begin

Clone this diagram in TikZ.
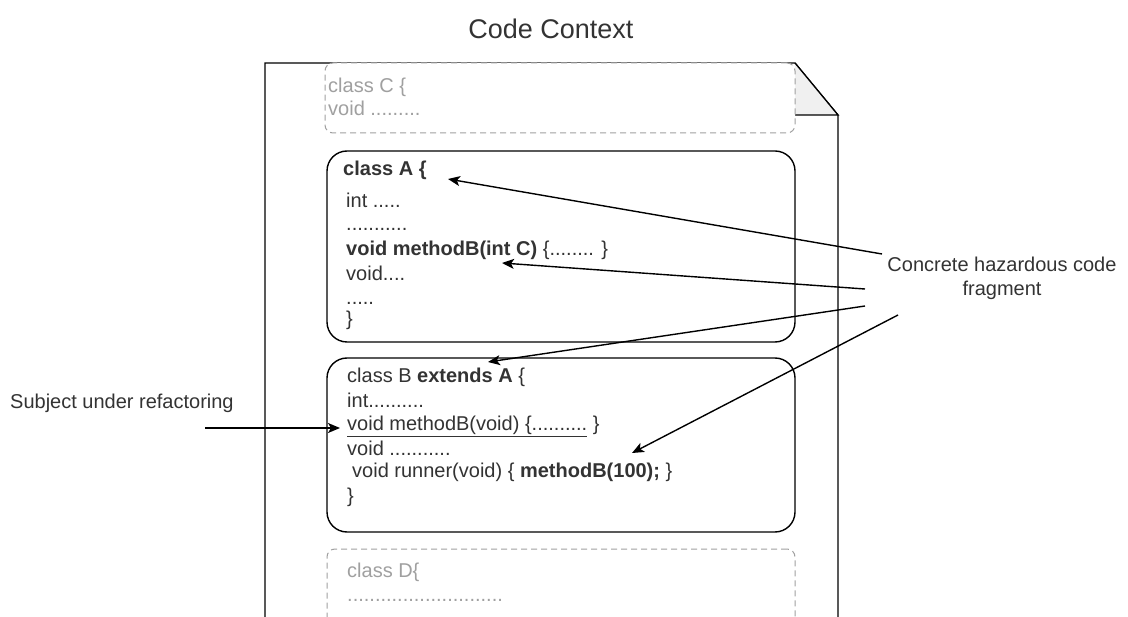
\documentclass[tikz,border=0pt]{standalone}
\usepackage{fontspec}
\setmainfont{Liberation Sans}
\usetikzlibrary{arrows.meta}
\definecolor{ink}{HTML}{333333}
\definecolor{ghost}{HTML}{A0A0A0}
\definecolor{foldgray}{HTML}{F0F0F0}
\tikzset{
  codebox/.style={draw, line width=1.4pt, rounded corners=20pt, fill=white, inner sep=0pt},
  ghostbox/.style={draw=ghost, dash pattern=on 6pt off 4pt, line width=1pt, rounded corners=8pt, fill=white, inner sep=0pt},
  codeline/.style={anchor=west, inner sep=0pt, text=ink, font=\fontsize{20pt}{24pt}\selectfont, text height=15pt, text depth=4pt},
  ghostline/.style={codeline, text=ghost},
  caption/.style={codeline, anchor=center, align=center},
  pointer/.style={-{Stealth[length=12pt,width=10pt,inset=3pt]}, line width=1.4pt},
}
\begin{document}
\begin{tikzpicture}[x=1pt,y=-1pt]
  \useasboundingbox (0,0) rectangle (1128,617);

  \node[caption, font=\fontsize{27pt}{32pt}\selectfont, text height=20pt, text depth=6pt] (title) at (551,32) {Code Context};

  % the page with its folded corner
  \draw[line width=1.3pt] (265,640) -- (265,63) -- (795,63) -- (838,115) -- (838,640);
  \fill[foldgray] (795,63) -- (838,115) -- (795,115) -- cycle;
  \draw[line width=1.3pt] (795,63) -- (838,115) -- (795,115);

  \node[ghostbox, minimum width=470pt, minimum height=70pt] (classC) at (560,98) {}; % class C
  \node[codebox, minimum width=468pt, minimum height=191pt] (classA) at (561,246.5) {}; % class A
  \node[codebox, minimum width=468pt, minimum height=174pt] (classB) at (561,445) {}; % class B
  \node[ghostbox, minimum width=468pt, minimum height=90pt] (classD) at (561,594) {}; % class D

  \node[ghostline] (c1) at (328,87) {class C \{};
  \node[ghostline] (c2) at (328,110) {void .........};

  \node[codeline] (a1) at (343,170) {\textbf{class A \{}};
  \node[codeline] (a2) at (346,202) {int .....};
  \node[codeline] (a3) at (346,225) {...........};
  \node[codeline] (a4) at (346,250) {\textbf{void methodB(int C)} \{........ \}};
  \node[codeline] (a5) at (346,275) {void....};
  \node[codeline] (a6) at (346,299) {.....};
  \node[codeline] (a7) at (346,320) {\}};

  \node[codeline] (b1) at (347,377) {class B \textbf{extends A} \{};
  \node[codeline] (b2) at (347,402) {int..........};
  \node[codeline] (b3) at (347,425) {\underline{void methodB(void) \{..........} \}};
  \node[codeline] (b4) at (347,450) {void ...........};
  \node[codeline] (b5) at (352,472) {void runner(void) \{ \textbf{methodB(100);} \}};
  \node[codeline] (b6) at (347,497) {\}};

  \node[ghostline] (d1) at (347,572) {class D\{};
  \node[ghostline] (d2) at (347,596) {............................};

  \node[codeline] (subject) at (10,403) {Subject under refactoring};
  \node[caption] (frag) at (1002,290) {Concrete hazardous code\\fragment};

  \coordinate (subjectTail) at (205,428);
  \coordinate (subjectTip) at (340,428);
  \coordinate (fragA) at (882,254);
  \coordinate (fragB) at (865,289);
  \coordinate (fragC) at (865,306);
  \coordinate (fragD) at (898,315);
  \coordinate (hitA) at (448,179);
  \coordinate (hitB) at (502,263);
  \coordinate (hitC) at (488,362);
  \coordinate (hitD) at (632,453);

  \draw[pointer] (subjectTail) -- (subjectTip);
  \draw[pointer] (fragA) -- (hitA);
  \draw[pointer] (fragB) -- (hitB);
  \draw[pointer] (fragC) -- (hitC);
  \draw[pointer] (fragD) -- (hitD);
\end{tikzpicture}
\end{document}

end

§ PROBLEM
Leave the pictures out and reproduce exactly the lines from the top of the listing above through the line with "(0,0) rectangle (1128,617);".

§ PROBLEM SOLUTION
Clone this diagram in TikZ.
\documentclass[tikz,border=0pt]{standalone}
\usepackage{fontspec}
\setmainfont{Liberation Sans}
\usetikzlibrary{arrows.meta}
\definecolor{ink}{HTML}{333333}
\definecolor{ghost}{HTML}{A0A0A0}
\definecolor{foldgray}{HTML}{F0F0F0}
\tikzset{
  codebox/.style={draw, line width=1.4pt, rounded corners=20pt, fill=white, inner sep=0pt},
  ghostbox/.style={draw=ghost, dash pattern=on 6pt off 4pt, line width=1pt, rounded corners=8pt, fill=white, inner sep=0pt},
  codeline/.style={anchor=west, inner sep=0pt, text=ink, font=\fontsize{20pt}{24pt}\selectfont, text height=15pt, text depth=4pt},
  ghostline/.style={codeline, text=ghost},
  caption/.style={codeline, anchor=center, align=center},
  pointer/.style={-{Stealth[length=12pt,width=10pt,inset=3pt]}, line width=1.4pt},
}
\begin{document}
\begin{tikzpicture}[x=1pt,y=-1pt]
  \useasboundingbox (0,0) rectangle (1128,617);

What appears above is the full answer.